Spanish is the second language in the USA. Latinos Unidos club has a visible presence here on campus, and 2.25% of students report Spanish as their spoken language.
That being said, I wonder: how proud would our Slavic and Latino students be to know that Russia, Mexico and Spain make sports cars? Yep, sports cars. Not just that: cars that are visible in the automotive scene. Sadly, not as well known as Ferrari or Mustangs, for example. But both Marussia Motors (based in Moscow, Russia) and Mastrettadesign Tecnoidea SA da CE (headquarters in Mexico City, Mexico) are enjoying their share of spotlight.

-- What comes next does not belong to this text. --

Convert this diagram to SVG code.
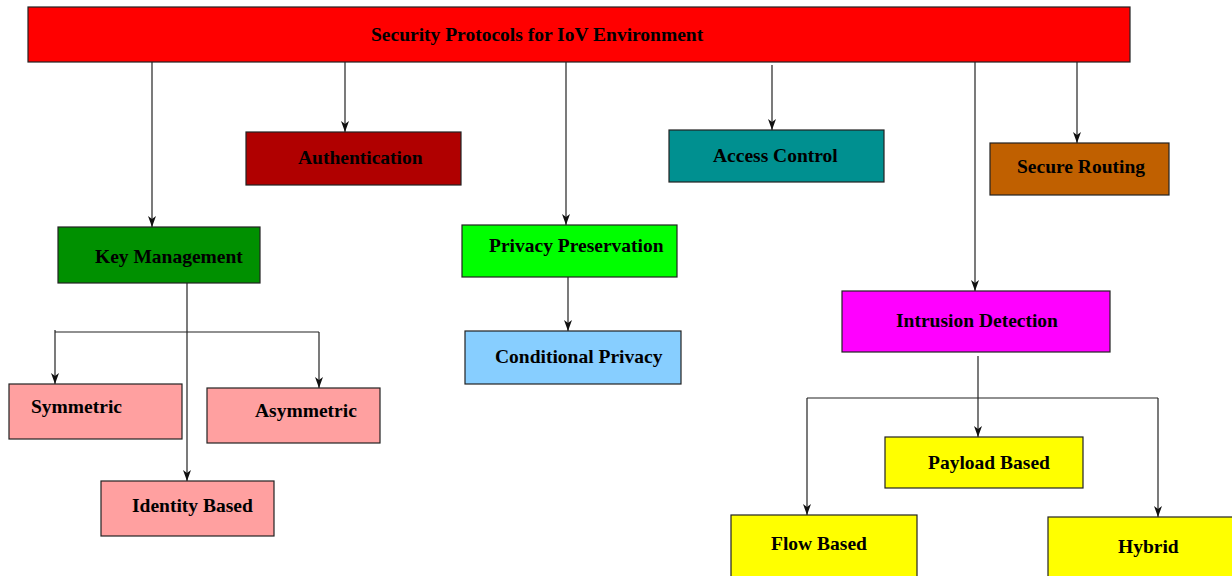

Marussia is a relatively new company, established in 2007. Two sports cars have been rolling off its assembly lines: B1 and B2. Both are your typical sports car, with an expected styling, design and engines. However, they do have respectable stats (topping out at 420hp and 442 lb ft of torque, 3.8 0-60 acceleration). Besides being Russia’s first sports cars, these cars have unique interiors and are full or modern electronics (infotainment system, video camera, web access, etc). Fun fact: The B2 car is to appear in EA’s Need For Speed: World online racing game.
Mastretta was established in 1987 by Daniel Mastretta Guzmán and the MXT sports car has been in production since 2011. The MXT is a smaller sports car, it is hand-assembled and can be yours for about $58,000 (more than twice the price of a stock Mustang). The car accelerates from 0 to 60 mph in 4.9 second and has 250 hp. Not mind-blowing stats, but still respectable.
Then there is GTA Motors, from Spain, with their car, Spano, that looks interesting with 830hp and 2.9 seconds 0-60mph. How the car does remains to be seen. Personally, I don’t hold much hope for it with its €600,000 (about US $790,000) and limited production—only 99 of them to be built.
Doubtful any of these cars will ever be on campus; let’s face it, Ramen noodle budget can’t really afford a $58,000 investment like the MXT (much less Spano) and Marussia and Spano aren’t even to be exported to the United States last I checked.
It’s still nice to know these cars exist though, and do well enough in the car world.